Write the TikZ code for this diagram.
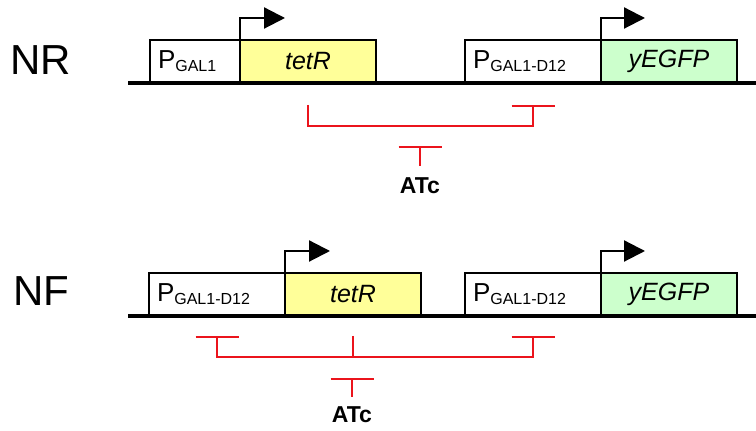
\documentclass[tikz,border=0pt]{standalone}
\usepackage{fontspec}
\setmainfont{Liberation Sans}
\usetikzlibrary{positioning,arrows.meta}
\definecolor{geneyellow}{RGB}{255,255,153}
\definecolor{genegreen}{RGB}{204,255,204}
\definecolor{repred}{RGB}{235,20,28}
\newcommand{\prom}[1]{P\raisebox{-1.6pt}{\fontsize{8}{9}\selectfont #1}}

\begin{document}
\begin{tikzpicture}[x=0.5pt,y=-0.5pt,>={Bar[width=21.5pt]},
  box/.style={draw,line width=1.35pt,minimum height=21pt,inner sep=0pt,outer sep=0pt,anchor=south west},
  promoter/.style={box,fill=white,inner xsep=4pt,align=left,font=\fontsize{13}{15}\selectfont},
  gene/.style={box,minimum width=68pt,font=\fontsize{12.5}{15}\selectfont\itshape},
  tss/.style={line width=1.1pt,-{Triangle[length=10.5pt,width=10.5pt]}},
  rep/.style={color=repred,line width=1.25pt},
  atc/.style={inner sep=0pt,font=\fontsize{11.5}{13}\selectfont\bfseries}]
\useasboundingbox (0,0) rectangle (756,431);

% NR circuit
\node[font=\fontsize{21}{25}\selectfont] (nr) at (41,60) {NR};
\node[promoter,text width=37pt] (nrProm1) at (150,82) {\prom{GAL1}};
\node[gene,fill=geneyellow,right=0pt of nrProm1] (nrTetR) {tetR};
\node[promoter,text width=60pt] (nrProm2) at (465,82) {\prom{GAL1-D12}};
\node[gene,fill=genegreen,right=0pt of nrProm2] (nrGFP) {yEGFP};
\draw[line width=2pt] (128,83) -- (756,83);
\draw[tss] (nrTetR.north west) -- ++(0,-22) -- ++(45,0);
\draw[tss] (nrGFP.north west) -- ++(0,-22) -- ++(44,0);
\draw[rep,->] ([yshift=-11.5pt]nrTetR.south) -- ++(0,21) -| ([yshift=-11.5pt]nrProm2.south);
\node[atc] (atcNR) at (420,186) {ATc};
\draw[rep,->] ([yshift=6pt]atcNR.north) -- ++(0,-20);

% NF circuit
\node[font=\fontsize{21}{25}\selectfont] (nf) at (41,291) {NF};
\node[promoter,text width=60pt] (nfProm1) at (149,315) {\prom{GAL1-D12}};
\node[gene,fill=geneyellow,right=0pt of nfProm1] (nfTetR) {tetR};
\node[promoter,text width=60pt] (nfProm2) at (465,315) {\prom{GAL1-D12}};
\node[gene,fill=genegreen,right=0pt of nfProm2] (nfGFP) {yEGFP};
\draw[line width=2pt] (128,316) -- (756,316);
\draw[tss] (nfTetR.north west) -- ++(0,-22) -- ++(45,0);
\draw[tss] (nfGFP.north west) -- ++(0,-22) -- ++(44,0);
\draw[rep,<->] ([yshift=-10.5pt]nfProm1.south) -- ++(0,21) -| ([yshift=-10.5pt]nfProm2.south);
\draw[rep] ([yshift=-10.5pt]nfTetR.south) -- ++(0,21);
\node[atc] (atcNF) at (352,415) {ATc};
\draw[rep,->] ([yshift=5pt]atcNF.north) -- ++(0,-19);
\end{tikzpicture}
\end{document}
————
**Aim:** Pictures are excluded; copy all other data exactly as shown.

**Correct answer:**
Write the TikZ code for this diagram.
\documentclass[tikz,border=0pt]{standalone}
\usepackage{fontspec}
\setmainfont{Liberation Sans}
\usetikzlibrary{positioning,arrows.meta}
\definecolor{geneyellow}{RGB}{255,255,153}
\definecolor{genegreen}{RGB}{204,255,204}
\definecolor{repred}{RGB}{235,20,28}
\newcommand{\prom}[1]{P\raisebox{-1.6pt}{\fontsize{8}{9}\selectfont #1}}

\begin{document}
\begin{tikzpicture}[x=0.5pt,y=-0.5pt,>={Bar[width=21.5pt]},
  box/.style={draw,line width=1.35pt,minimum height=21pt,inner sep=0pt,outer sep=0pt,anchor=south west},
  promoter/.style={box,fill=white,inner xsep=4pt,align=left,font=\fontsize{13}{15}\selectfont},
  gene/.style={box,minimum width=68pt,font=\fontsize{12.5}{15}\selectfont\itshape},
  tss/.style={line width=1.1pt,-{Triangle[length=10.5pt,width=10.5pt]}},
  rep/.style={color=repred,line width=1.25pt},
  atc/.style={inner sep=0pt,font=\fontsize{11.5}{13}\selectfont\bfseries}]
\useasboundingbox (0,0) rectangle (756,431);

% NR circuit
\node[font=\fontsize{21}{25}\selectfont] (nr) at (41,60) {NR};
\node[promoter,text width=37pt] (nrProm1) at (150,82) {\prom{GAL1}};
\node[gene,fill=geneyellow,right=0pt of nrProm1] (nrTetR) {tetR};
\node[promoter,text width=60pt] (nrProm2) at (465,82) {\prom{GAL1-D12}};
\node[gene,fill=genegreen,right=0pt of nrProm2] (nrGFP) {yEGFP};
\draw[line width=2pt] (128,83) -- (756,83);
\draw[tss] (nrTetR.north west) -- ++(0,-22) -- ++(45,0);
\draw[tss] (nrGFP.north west) -- ++(0,-22) -- ++(44,0);
\draw[rep,->] ([yshift=-11.5pt]nrTetR.south) -- ++(0,21) -| ([yshift=-11.5pt]nrProm2.south);
\node[atc] (atcNR) at (420,186) {ATc};
\draw[rep,->] ([yshift=6pt]atcNR.north) -- ++(0,-20);

% NF circuit
\node[font=\fontsize{21}{25}\selectfont] (nf) at (41,291) {NF};
\node[promoter,text width=60pt] (nfProm1) at (149,315) {\prom{GAL1-D12}};
\node[gene,fill=geneyellow,right=0pt of nfProm1] (nfTetR) {tetR};
\node[promoter,text width=60pt] (nfProm2) at (465,315) {\prom{GAL1-D12}};
\node[gene,fill=genegreen,right=0pt of nfProm2] (nfGFP) {yEGFP};
\draw[line width=2pt] (128,316) -- (756,316);
\draw[tss] (nfTetR.north west) -- ++(0,-22) -- ++(45,0);
\draw[tss] (nfGFP.north west) -- ++(0,-22) -- ++(44,0);
\draw[rep,<->] ([yshift=-10.5pt]nfProm1.south) -- ++(0,21) -| ([yshift=-10.5pt]nfProm2.south);
\draw[rep] ([yshift=-10.5pt]nfTetR.south) -- ++(0,21);
\node[atc] (atcNF) at (352,415) {ATc};
\draw[rep,->] ([yshift=5pt]atcNF.north) -- ++(0,-19);
\end{tikzpicture}
\end{document}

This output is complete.